Seis de dezembro de 1974, sexta-feira, Academia Tabosa, quadra 505 Sul, sete da noite. Subo as escadas apressado com o coração disparado: era meu batismo de capoeira!
Mal consigo chegar ao vestiário e colocar a malha branca, novinha, colada no corpo que era o último modelo de uniforme lançado na Academia Tabosa. O ruído das pessoas, muitos mestres, muitos estranhos, um frio perpassa a barriga: é hoje! Troco atropeladamente a roupa e corro para o salão da academia, pois o Mestre já anuncia o começo da festa.
Todos se organizam em volta da roda. Parece que não cabe todo mundo e mesmo assim as pessoas se ajeitam e encontram uma maneira de ficarem o mais próximo possível. Berimbaus, pandeiros, atabaques, começam a orquestrar um ritmo afinado, produto de um ensaio que ninguém fez!
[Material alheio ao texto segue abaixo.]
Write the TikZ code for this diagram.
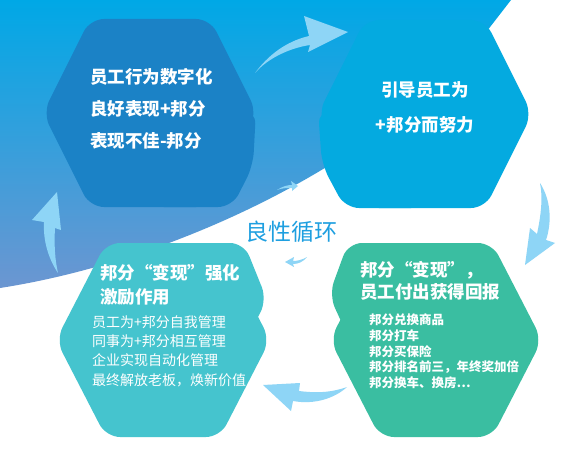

Yyêêêhhhhhhhhh!!!!!!! – Grita o Mestre Tabosa.
Aquele grito corta o ar e o tempo e transporta a todos para uma viagem mântrica através da História e reconta todas as agruras que já atormentaram a humanidade. É um grito de dor, contra a dor! A favor da liberdade, contra a escravidão! Exigia o fim do cativeiro, anunciava a festa! Exorcizava todas as diferenças, exigia a igualdade! Respeitava a morte, mas anunciava a vida! Fluía origem era o corpo, mas sua gênese era a Alma!
E o Mestre Tabosa solta a voz e começa a cantar: Ô luanda êh, pandêro! Luana êh Pará… E um coro de cem vozes responde: olêlê!!!!!!
E veio o meu arrepio, o meu primeiro arrepio de capoeira! Uma energia tão grande que os olhos se iluminaram de emoção, o coração disparou mais que o atabaque; a pele fez-se o corpo todo que pareceu expandir, inflado pela emoção e pelo axé!
Aquele eco ainda hoje percorre o meu coração e minha alma… Aquelas pessoas, a maioria pelo menos, não mais se encontram nessa Roda da Capoeira, estão por aí, na Roda da Vida, jogando a sua sobrevivência! Mas, dentro delas, na dimensão transcendental e atemporal do seu Espírito, cada uma guarda aquele eco, aquele grito, aquela roda!
Os Mestres que ali estavam são hoje parte daquele eco.
Meu Padrinho de Capoeira, Mestre Tonhão, onde quer que ele esteja, é hoje parte inseparável da minha vida na Capoeira!
A ele, e a todos os Mestres que estiveram presentes naquele momento, gostaria de poder entregar um prêmio inusitado: aqui está Mestre, o meu orgulho humilde de ter sobrevivido a todos os desvarios, percalços e barreiras que a estrada da vida me aprontou até agora e ter permanecido nessa roda de capoeira! Esse é o troféu mais significativo que posso lhe dar, a minha própria História, contada a partir de sua referência, do seu exemplo e do que você mostrou quando esteve presente naquele momento e que construiu adicionando sua energia àquela roda, àquele batismo, àquele grito, àquele arrepio! Naquele momento, você estava construindo a História da Capoeira, da capoeira de Brasília, do Brasil e do mundo! Você, Tonhão, Tarzan, Melquiades, Tranqueira, Sansão, Clodoaldo, Clodomir, Gil, Pombo de Ouro, Russo, Louro, Arraia, Monera, Adilson, Onça Tigre, Bertinho, Chibata, Vieira, Danadinho, Angoleiro, Fritz, Nenê, Beto, Jacinto, Cordeiro, Cabeludo, Periquito, Gavião, Leoná, Carlindo, Diabo-Louro, Futica, Cascavel, Rui, Alcides, e particularmente a Você, Mestre Tabosa, meu Mestre na Capoeira, e tantos outros, enfim, todos aqueles que fazem essa História, escrita a cada dia no labor dessa grande roda da vida, ao sabor dessa maravilhosa energia, que vem sendo reconstituída em cada um desses que fazem a passagem do bastão para a continuidade da História, da Capoeira, da nossa própria vida! A eles essa homenagem quer chegar, a todos eles!